Monday, February 13, 2012

The Headscarf

In a culture that thrives on the idea of choice, it seems reasonable to want to choose to wear a bikini over a headscarf. I say this with an awareness that this is my personal opinion. I am not interested in anyone agreeing or disagreeing with me. If someone is, then it is just the way the world is-people agree and disagree all the time.
But I did not grow up in a culture where wearing the bikini was on obvious choice. In my family the hijab or the burqa as it is called (mind not the burkha) was a way of life for my grandmother, aunts and cousins. My mother modified this tradition in the years we lived in Delhi by covering her head with a milder cotton gauze cloth rather than the black one.

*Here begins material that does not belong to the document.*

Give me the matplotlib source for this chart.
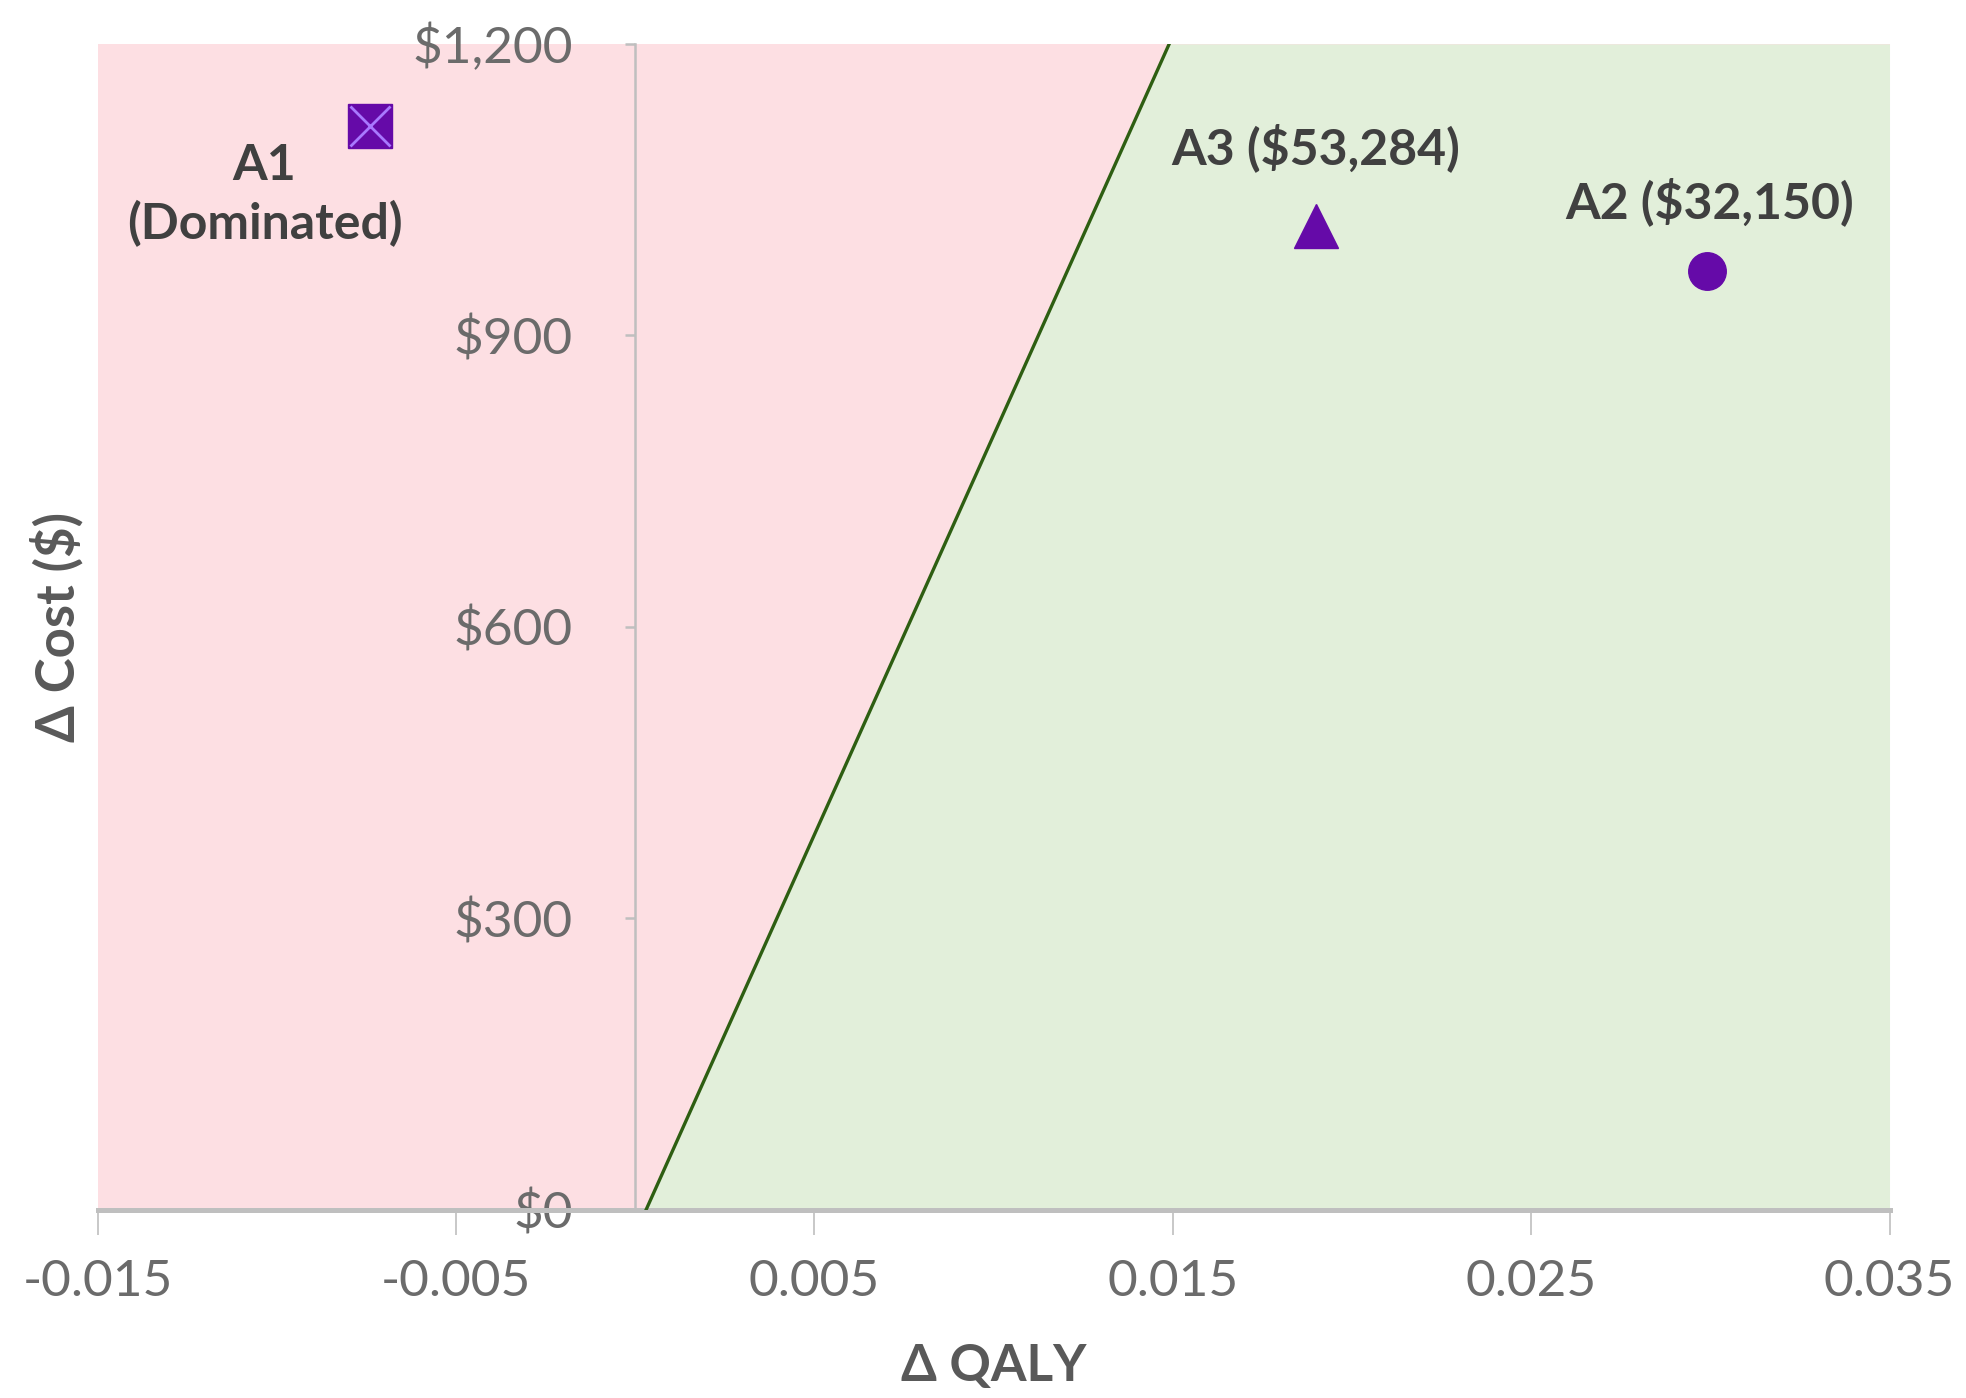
import matplotlib.pyplot as plt
import numpy as np

plt.rcParams['font.family'] = ['Lato', 'DejaVu Sans']

# threshold line (willingness-to-pay boundary)
wtp_x = [0.0003, 0.0149]
wtp_y = [0, 1200]

# strategies
names = ["A1\n(Dominated)", "A2 ($32,150)", "A3 ($53,284)"]
d_qaly = [-0.0074, 0.0299, 0.0190]
d_cost = [1116, 966, 1013]

xticks = [-0.015, -0.005, 0.005, 0.015, 0.025, 0.035]
yticks = [0, 300, 600, 900, 1200]
ytick_labels = ["$0", "$300", "$600", "$900", "$1,200"]

pink = '#FDDFE3'
green = '#E2EFDA'
purple = '#650AA8'
gray = '#BFBFBF'
txt = '#404040'

fig = plt.figure(figsize=(19.66, 13.98), dpi=100)
ax = fig.add_axes([0.0497, 0.1345, 0.9114, 0.8341])
ax.set_xlim(-0.015, 0.035)
ax.set_ylim(0, 1200)
ax.set_facecolor(pink)

# green region right of the line
yy = np.array(wtp_y, dtype=float)
ax.fill_betweenx(yy, wtp_x, [0.035, 0.035], color=green, lw=0, zorder=1)
ax.plot(wtp_x, wtp_y, color='#2E5E12', lw=2.4, zorder=3)

# markers
ax.plot(d_qaly[0], d_cost[0], marker='s', ms=31, color=purple, ls='none', zorder=5)
ax.plot(d_qaly[0], d_cost[0], marker='x', ms=29, mew=2, color='#A878FF', ls='none', zorder=6)
ax.plot(d_qaly[1], d_cost[1], marker='o', ms=27, color=purple, ls='none', zorder=5)
ax.plot(d_qaly[2], d_cost[2], marker='^', ms=31, color=purple, ls='none', zorder=5)

offsets = [(-76, -50), (2, 50), (0, 56)]
for name, x, y, off in zip(names, d_qaly, d_cost, offsets):
    ax.annotate(name, (x, y), xytext=off, textcoords='offset points',
                ha='center', va='center', fontsize=36, fontweight='bold',
                color=txt, linespacing=1.3, zorder=7)

# axes styling
for s in ['top', 'right']:
    ax.spines[s].set_visible(False)
ax.spines['left'].set_position(('data', 0))
ax.spines['left'].set_color(gray)
ax.spines['left'].set_linewidth(1.8)
ax.spines['bottom'].set_color(gray)
ax.spines['bottom'].set_linewidth(3.6)
ax.spines['left'].set_zorder(2)

ax.set_xticks(xticks)
ax.set_xticklabels([f"{v:.3f}" for v in xticks])
ax.set_yticks(yticks)
ax.set_yticklabels(ytick_labels)
ax.tick_params(axis='x', length=18, width=1.2, color=gray, pad=17,
               labelsize=37, labelcolor='#6B6B6B')
ax.tick_params(axis='y', length=7, width=1.8, color=gray, pad=38,
               labelsize=37, labelcolor='#6B6B6B')

fig.text(0.5057, 0.0224, "Δ QALY", ha='center', va='center',
         fontsize=37, fontweight='bold', color='#595959')
fig.text(0.0287, 0.5516, "Δ Cost ($)", ha='center', va='center', rotation=90,
         fontsize=38, fontweight='bold', color='#595959')

fig.savefig('out.png', dpi=100)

But even now I have nieces and sisters who wear the hijab/headscarf.
For a long time I was judgmental about those in my family who would cover themselves. It sort of bordered on a certain kind of understanding of them and I felt that they were not too brave. I would wonder why don;t they rebel and react. What makes some women so accepting of whatever is offered to them.
And then I came to America. This was 2009.
I am still wondering what has happened in these two years that in Feb 2012 I ordered my first headscarf.
I don't know if I want to wear it forever but I most definitely want to celebrate this feeling of walking on the streets bearing a strange anonymity. It seems like a practice that defies mechanisms of surveillance and it also takes away from the pain of being watched all the time.

Saturday, February 11, 2012

A Separation: A Beautiful Film

http://www.youtube.com/watch?v=MjTkXGRhy9w


To say that I found this film beautiful would not be enough. Nor would it do justice to the layers with which the story is told. A very rare exploration of a middle aged man dealing with divorce, a daughter and a father suffering from Alzeimers, and a very human exploration at that. In the whole way divorce in Muslim cultures has been represented and understood, it has been the woman at the hands of a man and Shariah law.
Here is a rare and unique story of breakdown and the impossibility of dividing what we love and share.
The performances are brilliant beyond words and because I am doing a class on Actor/Director Improvisational Collaborations this semester, so much of the process of creating those performances was clearer. There were lines that just couldn't have been written and there were moments that had emerged out from developing backstories and subtext.
It is a pleasure to watch such a work of art and honesty.